Nací en 1944. Mis padres se casaron diez años antes y mi hermana es ocho años mayor que yo, cosa que no es casualidad, ya que mi padre estuvo siete años preso al finalizar la guerra. Yo nací después de que mi padre saliese de la cárcel.
Cuando estalló la guerra, mi padre, al igual que mi abuelo, pertenecía al cuerpo de carabineros. Se vivió una gran tensión en mi familia, ya que mientras mi abuelo se unió al bando franquista, mi padre se mantuvo fiel al gobierno legal y votado por el pueblo. Esta situación ocasionó gran sufrimiento a mi abuela, ya que mientras su marido luchaba junto al bando sublevado, su hijo (mi padre), estaba preso por defender la República.
Al final de la guerra, mi padre fue apresado y encerrado en una cárcel de Madrid, donde coincidió durante un tiempo con Julián Besteiro, quien presidió las Cortes de la República, el PSOE y la UGT.

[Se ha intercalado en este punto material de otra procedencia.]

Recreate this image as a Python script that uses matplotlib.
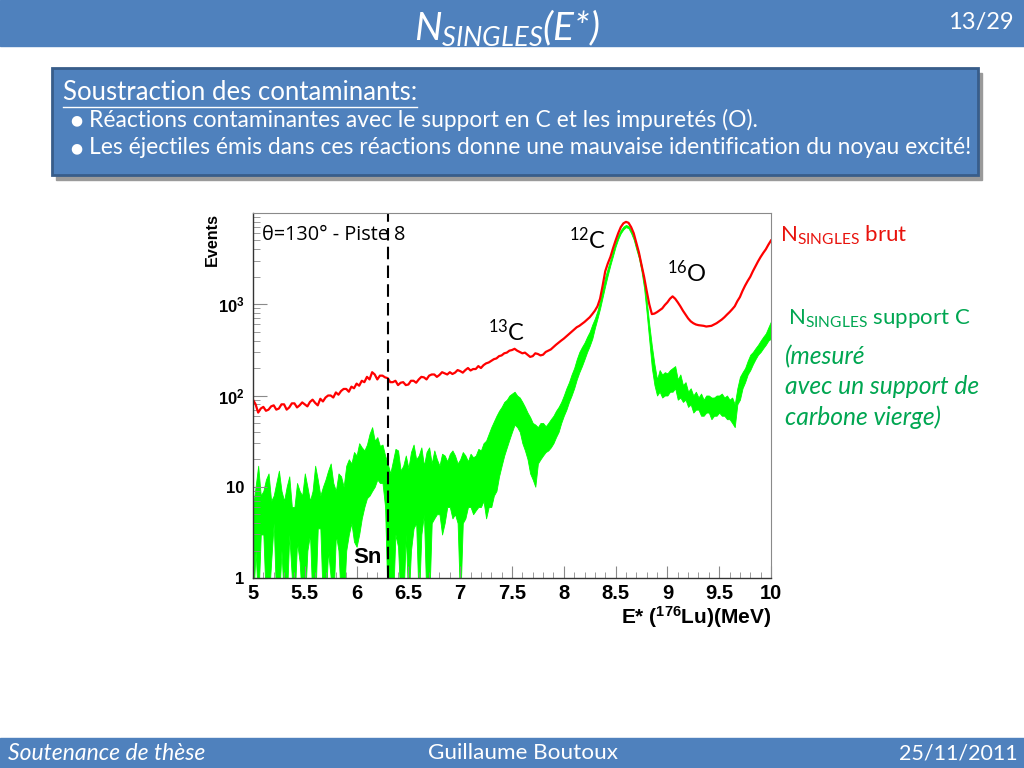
import numpy as np
import matplotlib.pyplot as plt
from matplotlib.patches import Rectangle
from matplotlib.ticker import FixedLocator, FixedFormatter, NullFormatter

plt.rcParams['mathtext.fontset'] = 'custom'
plt.rcParams['mathtext.rm'] = 'Lato'
plt.rcParams['mathtext.it'] = 'Lato:italic'
plt.rcParams['mathtext.bf'] = 'Liberation Sans:bold'

# ---------------- data (bins of 0.025 MeV, 5 -> 10 MeV) ----------------
energy = np.round(np.linspace(5.0, 10.0, 201), 3)

# N_SINGLES brut (red)
brut = [90, 80, 65, 72, 75, 68, 70, 76, 78, 70,
        72, 80, 80, 70, 74, 82, 82, 74, 78, 84,
        80, 76, 85, 90, 83, 78, 92, 86, 95, 100,
        100, 95, 108, 102, 112, 118, 118, 110, 125, 120,
        135, 128, 145, 140, 160, 150, 180, 170, 150, 165,
        165, 158, 155, 140, 140, 145, 130, 138, 140, 130,
        132, 145, 145, 138, 150, 160, 158, 150, 165, 170,
        170, 160, 168, 180, 175, 170, 180, 172, 178, 190,
        185, 178, 190, 200, 188, 195, 195, 210, 200, 215,
        225, 230, 240, 250, 255, 270, 275, 290, 295, 310,
        315, 325, 310, 300, 290, 295, 280, 265, 270, 290,
        285, 275, 280, 300, 310, 320, 340, 360, 380, 400,
        420, 445, 470, 500, 530, 560, 580, 610, 640, 680,
        720, 780, 850, 950, 1150, 1600, 2300, 2800, 3300, 4100,
        5000, 6000, 7000, 7700, 8000, 7800, 7000, 6000, 4700, 3700,
        2700, 2000, 1400, 1000, 780, 790, 820, 860, 900, 980,
        1050, 1150, 1220, 1150, 1050, 950, 850, 770, 700, 650,
        620, 600, 590, 585, 580, 570, 575, 580, 600, 620,
        650, 680, 720, 770, 820, 880, 950, 1080, 1200, 1400,
        1600, 1800, 2000, 2300, 2600, 2950, 3300, 3650, 4000, 4500,
        5000]

# N_SINGLES support C (green), upper and lower edge of the noisy band
support_hi = [6, 10, 17, 8, 9, 12, 14, 7, 8, 11,
              15, 9, 7, 10, 13, 6, 6, 11, 9, 8,
              14, 10, 7, 9, 17, 12, 8, 10, 12, 15,
              18, 11, 9, 14, 13, 10, 17, 20, 18, 24,
              22, 30, 27, 25, 29, 38, 45, 32, 35, 28,
              29, 22, 18, 14, 19, 26, 25, 15, 17, 22,
              16, 24, 29, 20, 22, 27, 17, 24, 27, 18,
              25, 20, 17, 23, 22, 19, 23, 25, 22, 18,
              20, 24, 22, 19, 23, 21, 22, 26, 25, 30,
              32, 38, 45, 52, 60, 68, 75, 85, 90, 100,
              105, 110, 100, 95, 85, 75, 65, 58, 50, 48,
              45, 50, 50, 46, 50, 55, 60, 68, 75, 85,
              100, 120, 140, 170, 200, 250, 300, 340, 380, 440,
              500, 600, 700, 850, 1100, 1500, 2000, 2500, 3100, 3900,
              4800, 5700, 6500, 7100, 7400, 7200, 6500, 5600, 4500, 3600,
              2700, 1800, 1100, 600, 350, 220, 150, 190, 170, 180,
              175, 190, 200, 210, 150, 170, 130, 140, 110, 120,
              100, 110, 95, 105, 90, 100, 100, 95, 95, 100,
              100, 105, 95, 100, 90, 95, 80, 120, 160, 180,
              200, 240, 280, 300, 330, 360, 400, 440, 480, 560,
              650]
support_lo = [0.5, 2, 0.5, 3, 3, 0.5, 0.5, 1.5, 4, 0.5,
              0.5, 2, 0.5, 0.5, 3, 1, 0.5, 2.5, 1.5, 0.5,
              0.5, 2, 3, 0.5, 0.5, 3.5, 3.5, 0.5, 0.5, 2,
              1, 0.5, 3, 2, 0.5, 0.5, 2, 3, 4, 2.5,
              2.2, 3, 4.5, 6, 7.5, 8, 9, 10, 12, 11,
              11, 6, 0.5, 0.5, 0.5, 3, 2.2, 0.5, 0.5, 3,
              0.5, 2, 3.5, 4, 0.5, 3, 5, 0.5, 0.5, 4,
              4.5, 5, 5, 3, 4, 6, 6, 4.5, 5, 4,
              0.5, 4, 4.5, 6, 6, 5, 5.5, 6, 6, 7,
              4.5, 6, 6, 8, 9, 13, 17, 22, 27, 33,
              40, 48, 45, 40, 30, 25, 20, 14, 12, 10,
              18, 20, 22, 24, 25, 27, 30, 35, 40, 50,
              60, 70, 85, 100, 120, 150, 180, 210, 250, 300,
              350, 420, 550, 700, 900, 1200, 1600, 2100, 2700, 3400,
              4300, 5200, 6000, 6600, 7000, 6800, 6000, 5100, 4000, 3200,
              2300, 1500, 800, 400, 200, 130, 100, 110, 95, 100,
              100, 110, 110, 120, 90, 95, 85, 90, 75, 80,
              65, 70, 70, 60, 60, 65, 65, 55, 60, 60,
              65, 60, 60, 55, 55, 50, 45, 80, 90, 120,
              140, 170, 190, 220, 250, 280, 300, 330, 360, 400,
              420]

x_ticks = [5, 5.5, 6, 6.5, 7, 7.5, 8, 8.5, 9, 9.5, 10]
x_labels = ["5", "5.5", "6", "6.5", "7", "7.5", "8", "8.5", "9", "9.5", "10"]
y_ticks = [1, 10, 100, 1000]
y_labels = ["1", "10", r"$\mathbf{10^{2}}$", r"$\mathbf{10^{3}}$"]
sn_energy = 6.3

blue = "#4F81BD"
txt_green = "#00A651"


def px(x, y):
    return x / 1024, 1 - y / 768


fig = plt.figure(figsize=(10.24, 7.68), dpi=100)
fig.patch.set_facecolor("white")

# ---------------- slide decoration ----------------
fig.patches.append(Rectangle(px(0, 46), 1, 46 / 768, transform=fig.transFigure, color=blue, zorder=0))
fig.patches.append(Rectangle(px(0, 768), 1, 30 / 768, transform=fig.transFigure, color=blue, zorder=0))
fig.patches.append(Rectangle(px(56, 180), 926 / 1024, 107 / 768, transform=fig.transFigure,
                             color="#9a9a9a", zorder=0))
fig.patches.append(Rectangle(px(52, 175), 926 / 1024, 107 / 768, transform=fig.transFigure,
                             facecolor=blue, edgecolor="#385D8A", lw=2, zorder=1))

fig.text(*px(507, 40), r"$\mathit{N}_{\mathit{SINGLES}}$(E*)", color="white", fontsize=28,
         family="Lato", style="italic", ha="center", va="baseline")
fig.text(*px(1014, 22), "13/29", color="white", fontsize=17, family="Lato", ha="right", va="center")

head = fig.text(*px(63, 100), "Soustraction des contaminants:", color="white", fontsize=18.5,
                family="Lato", ha="left", va="baseline")
fig.text(*px(70, 120), "●", color="white", fontsize=10, family="DejaVu Sans", ha="left", va="center")
fig.text(*px(89, 120), "Réactions contaminantes avec le support en C et les impuretés (O).",
         color="white", fontsize=16.4, family="Lato", ha="left", va="center")
fig.text(*px(70, 148), "●", color="white", fontsize=10, family="DejaVu Sans", ha="left", va="center")
fig.text(*px(89, 148), "Les éjectiles émis dans ces réactions donne une mauvaise identification du noyau excité!",
         color="white", fontsize=16.4, family="Lato", ha="left", va="center")

fig.text(*px(8, 753), "Soutenance de thèse", color="white", fontsize=16.5, family="Lato",
         style="italic", ha="left", va="center")
fig.text(*px(523, 753), "Guillaume Boutoux", color="white", fontsize=16.2, family="Lato",
         ha="center", va="center")
fig.text(*px(1018, 753), "25/11/2011", color="white", fontsize=15.5, family="Lato",
         ha="right", va="center")

fig.text(*px(780, 235), r"N$_{\mathrm{SINGLES}}$ brut", color="#E8120C", fontsize=16,
         family="Lato", ha="left", va="center")
fig.text(*px(788, 318), r"N$_{\mathrm{SINGLES}}$ support C", color=txt_green, fontsize=16,
         family="Lato", ha="left", va="center")
for y, line in zip([357, 387, 417], ["(mesuré", "avec un support de", "carbone vierge)"]):
    fig.text(*px(785, y), line, color=txt_green, fontsize=17.7, family="Lato", style="italic",
             ha="left", va="center")

# ---------------- spectrum ----------------
ax = fig.add_axes([253 / 1024, 1 - 578 / 768, 518 / 1024, 365 / 768])

e = np.array(energy)
ax.fill_between(e, support_lo, support_hi, color="#00FF00", lw=0.6, edgecolor="#00FF00")
ax.plot(e, brut, color="#FF0000", lw=1.6)

ax.axvline(sn_energy, color="black", ls=(0, (6, 3)), lw=1.5)

ax.set_yscale("log")
ax.set_xlim(5, 10)
ax.set_ylim(1, 1e4)

ax.xaxis.set_major_locator(FixedLocator(x_ticks))
ax.xaxis.set_major_formatter(FixedFormatter(x_labels))
ax.xaxis.set_minor_locator(FixedLocator(np.round(np.linspace(5, 10, 51), 2)))
ax.yaxis.set_major_locator(FixedLocator(y_ticks))
ax.yaxis.set_major_formatter(FixedFormatter(y_labels))
minor_y = [m * 10 ** d for d in range(4) for m in range(2, 10)]
ax.yaxis.set_minor_locator(FixedLocator(minor_y))
ax.yaxis.set_minor_formatter(NullFormatter())

ax.tick_params(axis="both", which="both", direction="in", color="#8a8a8a", top=False, right=False)
ax.tick_params(axis="x", which="major", length=9, labelsize=14.5, pad=4)
ax.tick_params(axis="x", which="minor", length=4.5)
ax.tick_params(axis="y", which="major", length=10, labelsize=12, pad=6)
ax.tick_params(axis="y", which="minor", length=5)
for lab in ax.get_xticklabels() + ax.get_yticklabels():
    lab.set_family("Liberation Sans")
    lab.set_fontweight("bold")

for side in ["top", "right"]:
    ax.spines[side].set_color("#8a8a8a")
    ax.spines[side].set_linewidth(0.8)
for side in ["left", "bottom"]:
    ax.spines[side].set_color("#333333")
    ax.spines[side].set_linewidth(1.0)

ax.text(5.09, 5700, "θ=130° - Piste 8", fontsize=14.3, family="Open Sans", ha="left", va="center")
ax.text(8.23, 10 ** 3.71, r"$^{\mathrm{12}}$C", fontsize=17, family="Lato", ha="center", va="center")
ax.text(9.19, 10 ** 3.35, r"$^{\mathrm{16}}$O", fontsize=17, family="Lato", ha="center", va="center")
ax.text(7.45, 10 ** 2.70, r"$^{\mathrm{13}}$C", fontsize=17, family="Lato", ha="center", va="center")
ax.text(6.11, 10 ** 0.23, "Sn", fontsize=16, family="Liberation Sans", fontweight="bold",
        ha="center", va="center")

fig.text(212 / 1024, 1 - 213 / 768, "Events", rotation=90, fontsize=11.6, family="Liberation Sans",
         fontweight="bold", ha="center", va="top")
fig.text(771 / 1024, 1 - 604 / 768, r"E* ($\mathbf{^{176}}$Lu)(MeV)", fontsize=15,
         family="Liberation Sans", fontweight="bold", ha="right", va="top")

# underline of the box heading
fig.canvas.draw()
bb = head.get_window_extent().transformed(fig.transFigure.inverted())
fig.add_artist(plt.Line2D([bb.x0, bb.x1], [bb.y0 - 0.002, bb.y0 - 0.002], transform=fig.transFigure,
                          color="white", lw=1))

plt.savefig("out.png", dpi=100)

Cuando mi padre salió de la cárcel, decidió trasladarse a su localidad natal de Haro (La Rioja). aquí teníamos una casa, pero al venir de estar preso, en el pueblo se nos consideraba una familia de rojos. Hasta tal punto era así, que en las escuelas nacionales, la directora me hacía la vida imposible. Cuando salíamos al patio a izar y arriar banderas, yo nunca levantaba la mano y la maestra, que era una mandada, me daba pellizcos y me retorcía el brazo para que lo levantara, hasta tal punto era así, que volvía a casa con los brazos llenos de cardenales.
El último curso escolar, se sorteó entre todas las niñas acudir a la localidad de Santurde a realizar unos “ejercicios espirituales”, y aunque a mí no me tocó, la directora decidió incluirme a mí también, ya que consideraba “que me hacían falta”.
En cierta ocasión, siendo aún una niña, un vecino me espetó que “aquí va a haber que dar otra vuelta porque estos crecen”, aludiendo a que en el pueblo yo era “hija de rojo”. Volví a casa llorando y con un disgusto tremendo. Mi aspiración desde bien joven siempre fue marcharme del pueblo.
Fue una época horrible. Tal era la cantidad de presos políticos durante los primeros años de la posguerra, que algunos conventos los tuvieron que habilitar como cárceles. Lo que vivían los presos fue una pesadilla, con el miedo constante de que ser fusilados. De hecho, mi madre, cuando iba a visitar a mi padre a la cárcel, tenía que leer la lista de los que habían fusilado, para asegurarse de que él no estaba en esa lista. Eso es algo que nos marcó para siempre.
Ana María Fernández Delgado, natural de Haro.